On the contrary - it is extremely - sometimes too robust
The beauty of out languages is their richness and scope, ranging from strongly the 'in your face' unsubtlty of songs, from:

Th'owd chap came ower t' bank, bawling for his tea,
Saw a pair o' mucky clogs where his owd clogs should be,
Come here wife, come here wife, what's this here! see?
How come this mucky pair o' clogs where my owd clogs should be?
Y'owd bugger, ye daft bugger, can't you plainly see?
Them's just a couple of pickle-jars me owd mam sent to me,
I've been ower hills and dales, me lass,
And many a grassy moor,
But girt hob-nails on a pickle-jar I've never seen before

Th'owd chap came ower t' bank, bawling for his tea,
Saw a coat on back o' t' door, where his owd coat should be,
Come here wife, come here wife, what's this here I see?
How come this coat on t’ back o' tf door, where my owd coat should be?
Y'owd bugger, ye daft bugger, can't you plainly see?
That's just an owd dish-clout me old mam sent to me.
I've Been Ower Hills And Dales, Me Lass,
And Many A Grassy Moor,
But Buttons On A Dish-Clout I've Never Seen Before.

Th'owd chap came ower t' bank, bawling for his tea,
Saw a head on t' pillow where his owd head should be,
Come here wife, come here wife, what’s this here I see?
How come this head on t' pillow, where my owd head shoald be?
Y’owd bugger, ye daft bugger, can't you plainly see?
That's just a home-grown turnip me owd mam sent to me.
I've been ower hills and dales, me lass,
And many a grassy moor,
But girt big teeth in a turnip I've neves seen before.

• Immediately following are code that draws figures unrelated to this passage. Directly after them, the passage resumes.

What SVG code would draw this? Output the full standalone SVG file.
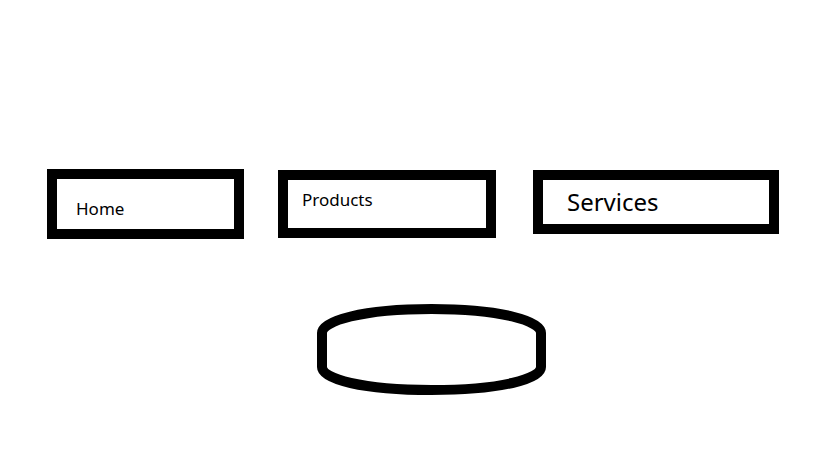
<svg xmlns="http://www.w3.org/2000/svg" width="828" height="456" viewBox="0 0 828 456">
<style>
.box{fill:#fff;stroke:#000;stroke-width:10}
.lbl{font-family:"Noto Sans","Open Sans",sans-serif;fill:#000}
</style>
<rect width="828" height="456" fill="#fff"/>
<g id="connectors"></g>
<g id="home">
<rect class="box" x="52" y="174" width="187" height="60"/>
<text class="lbl" x="76" y="215" font-size="17">Home</text>
</g>
<g id="products">
<rect class="box" x="283" y="175" width="208" height="58"/>
<text class="lbl" x="302" y="206" font-size="17">Products</text>
</g>
<g id="services">
<rect class="box" x="538" y="175" width="236" height="54"/>
<text class="lbl" x="567" y="211" font-size="24">Services</text>
</g>
<g id="shape">
<path class="box" d="M322,333 C322,321 362,309 431.5,309 C501,309 541,321 541,333 L541,367 C541,379 501,390 431.5,390 C362,390 322,379 322,367 Z"/>
</g>
</svg>
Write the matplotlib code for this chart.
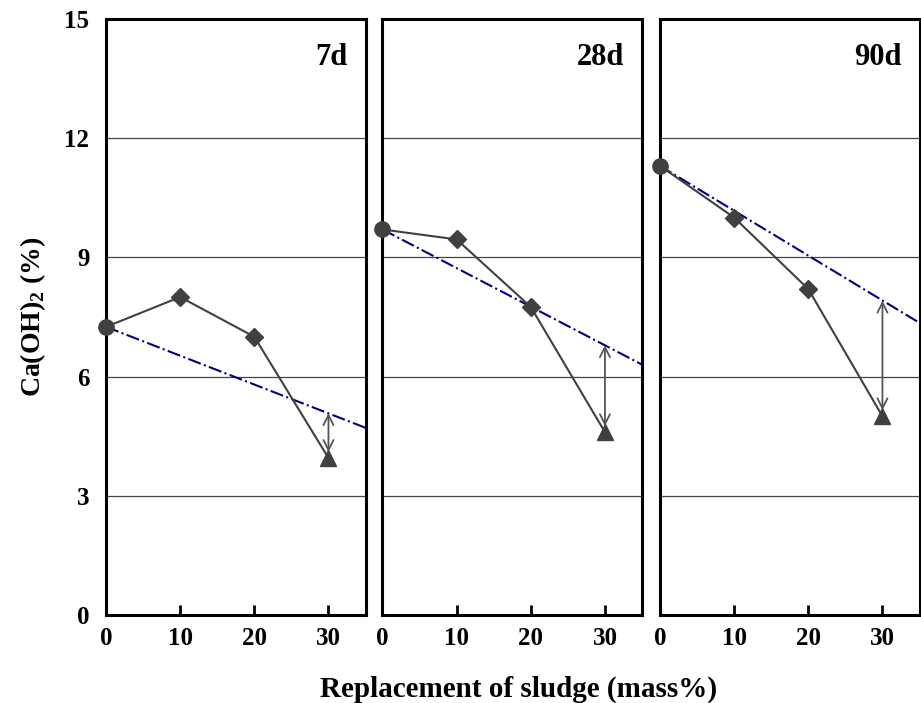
import matplotlib
matplotlib.use("Agg")
import matplotlib.pyplot as plt

plt.rcParams['font.family'] = ['Liberation Serif', 'DejaVu Serif']
plt.rcParams['font.weight'] = 'bold'
plt.rcParams['mathtext.fontset'] = 'custom'
plt.rcParams['mathtext.rm'] = 'Liberation Serif:bold'
plt.rcParams['mathtext.bf'] = 'Liberation Serif:bold'

x_vals = [0, 10, 20, 30]
ages = ["7d", "28d", "90d"]
caoh2 = {
    "7d": [7.25, 8.0, 7.0, 3.95],
    "28d": [9.7, 9.45, 7.75, 4.6],
    "90d": [11.3, 10.0, 8.2, 5.0],
}
dilution_x = [0, 35]
dilution_y = {
    "7d": [7.25, 4.71],
    "28d": [9.7, 6.3],
    "90d": [11.3, 7.35],
}
arrow_top = {"7d": 5.08, "28d": 6.79, "90d": 7.91}
y_ticks = [0, 3, 6, 9, 12, 15]
x_ticks = [0, 10, 20, 30]
markers = ['o', 'D', 'D', '^']

fig = plt.figure(figsize=(9.21, 7.03), dpi=100)
lefts = [0.1151, 0.4153, 0.7166]
bottom, height, width = 0.1252, 0.848, 0.2818
mk_color = '#404040'

for i, age in enumerate(ages):
    ax = fig.add_axes([lefts[i], bottom, width, height])
    ax.set_xlim(0, 35)
    ax.set_ylim(0, 15)
    for gy in [3, 6, 9, 12]:
        ax.axhline(gy, color='#444444', lw=0.9, zorder=1)
    ax.plot(dilution_x, dilution_y[age], color='#000080', ls='-.', lw=1.5, zorder=2)
    ys = caoh2[age]
    ax.plot(x_vals, ys, color=mk_color, lw=1.5, zorder=3, clip_on=False)
    for xv, yv, m in zip(x_vals, ys, markers):
        ms = {'o': 11, 'D': 9, '^': 12}[m]
        ax.plot([xv], [yv], marker=m, color=mk_color, ms=ms, ls='none', zorder=4, clip_on=False)
    ax.annotate('', xy=(30, ys[3] + 0.15), xytext=(30, arrow_top[age]),
                arrowprops=dict(arrowstyle='<->', color='#555555', lw=1.3,
                                mutation_scale=18, shrinkA=0, shrinkB=0), zorder=5)
    ax.text(0.93, 0.96, age, transform=ax.transAxes, ha='right', va='top',
            fontsize=22, fontweight='bold')
    for s in ax.spines.values():
        s.set_linewidth(2.2)
        s.set_color('black')
    ax.set_xticks(x_ticks)
    ax.set_xticklabels([str(t) for t in x_ticks], fontsize=18, fontweight='bold')
    ax.tick_params(axis='x', direction='in', length=7, width=2, pad=9)
    ax.set_yticks(y_ticks)
    if i == 0:
        ax.set_yticklabels([str(t) for t in y_ticks], fontsize=18, fontweight='bold')
        ax.tick_params(axis='y', length=0, pad=12)
        ax.set_ylabel(r'Ca(OH)$_2$ (%)', fontsize=20, fontweight='bold', labelpad=12)
    else:
        ax.set_yticklabels([])
        ax.tick_params(axis='y', length=0)

fig.text(0.563, 0.0, 'Replacement of sludge (mass%)', ha='center', va='bottom',
         fontsize=21, fontweight='bold')

fig.savefig('out.png', dpi=100)
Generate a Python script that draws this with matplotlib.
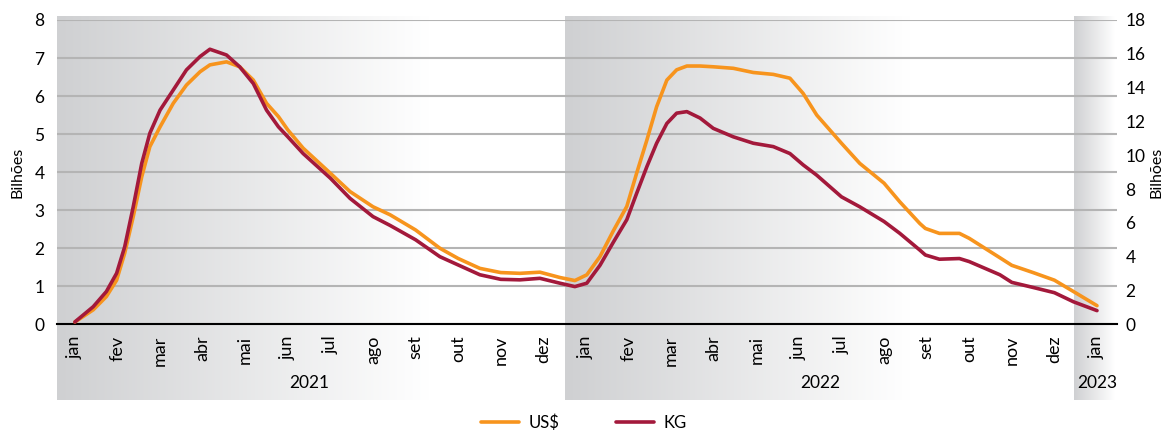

Th'owd chap came ower t' bank, bawling for his tea,
Saw a pair of hairy cods where his own cods shoald be.
Come here wife, come here wife, what's this here I see?
How come this pair of hairy cods where my own cods shoald be ?
Y”owd bugger, ye daft bugger, can’t yoa plainly see?
That's just a couple of home-grown spuds me owd mam sent to me.
I've been ower hills and dales, me lass,
And many a grassy moor,
But home-grown spuds with hairs on
I've never seen before.

Th' owd chap came ower t' bank, bawling for his tea,
Saw a girt big standing prick where his owd prick should be,
Come here wife, come here wife, what’s this here I see?
How come this girt big standing prick where my owd prick should be?
Y'owd bugger, ye daft bugger, can't you plainly see?
That's just a home-grown carrot me owd mam sent to me.
I've been ower hills and dales, me lass,
And many a grassy moor,
But a carrot diggin' a great big hole I’ve never seen before.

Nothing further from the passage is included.